As of Q2 2009, here are some numbers for you to digest
Type of Mortgage In Foreclosure In Default (30+ Days late) Total
All Mortgages 4.3% 8.86% 13.16%
Sub Prime Mortgages 15.05% 25.35% 40.40%
Prime 3.00% 6.41% 9.41%
It’s not surprising to see that sub-prime loans represents over 40% of distressed properties out there. As of the end of Q2 2009, however, distress in prime mortgages (or the Mercedes of mortgages) represent roughly 1/4 of the volume of sub-primes mortgages. This may surprise some people, as we have been repeatedly told by the media, that sub-prime market is what brought our economy down. However, with National Unemployment at 9.4% (as of July 09 when these stats were released) , it is no longer those who gambled on high risk mortgages, but the regular people who were doing the responsible things, who are being forced into default.
I believe the sector of mortgages to look out for in the coming months is the prime market. I argue they will rise dramatically in numbers, relative to sub-prime mortgages.

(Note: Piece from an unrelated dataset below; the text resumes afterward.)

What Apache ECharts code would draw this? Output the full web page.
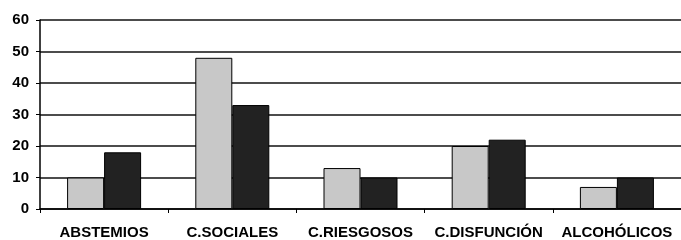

Additional statistic I want to point out are marked in red above. 4,760,000 represents the total volume of home sales NAR predicted for 2009. 9,550,000 represents the total distressed properties in the nation as of Q2. This means if these distressed properties have to be sold to get homeowners out of their situation (either as a short sale or foreclosure), it will take over two years to unload the current inventory of distressed properties!
Some food for thought………
Prime borrowers delinquency rate increasing
Unfortunately, the prime borrowers are now failing to pay their mortgage rates at an increasing rate; I am seeing this more and more as a San Jose Short Sale Agent. This trend becomes problematic as the prime market represents 80% of the mortgage market. The delinquency rate for prime borrowers is at 6.4%, compared to sub-prime borrowers whose delinquency rate is an astonishing 25,4%!
The unemployment issue which is devastating the economy is the culprit behind this problem and makes it difficult for this segment whose good credit scores would otherwise have given them access to either credit or equity in their homes to ride out their unemployment in the past. Such options are no longer available to them.
Option ARM – the new Sub-Prime disaster.
This is the ridiculous mortgage that people were offered during the crazy heydays of “anyone can get a mortgage” era of a few years back. Simply put, several payments options were given to the borrower, but the one that was selected most often was the low teaser rate option to pay less than the interest payments and have the deficiency tacked on the end mortgage; hence, the principal actually increases with time, rather than decrease! This was also referred to as the negative equity loan: your equity was actually decreasing rather than increasing. This was the Option Adjustable Rate Mortgage (ARM).
This was a pure gamble! You were gambling that the housing prices would continue to increase and you would be able to re-finance your way out of the negative equity situation some time in the future. Naturally, during 2006 or 2007, everyone was so drunk on the prospect of instant wealth, most of the borrowers who were presented this option took it, so they could buy a little more house than they would otherwise be able to afford. Unfortunately, the gamble did not pay off.
Throw 12% unemployment into the equation in California and see if this will not present itself as a serious crisis coming down the line. As a San Jose Short Sale Agent and every Certified Short Sale Agent worth his/her designation knows that the re-setting of these option ARMs will be the next wave of foreclosures.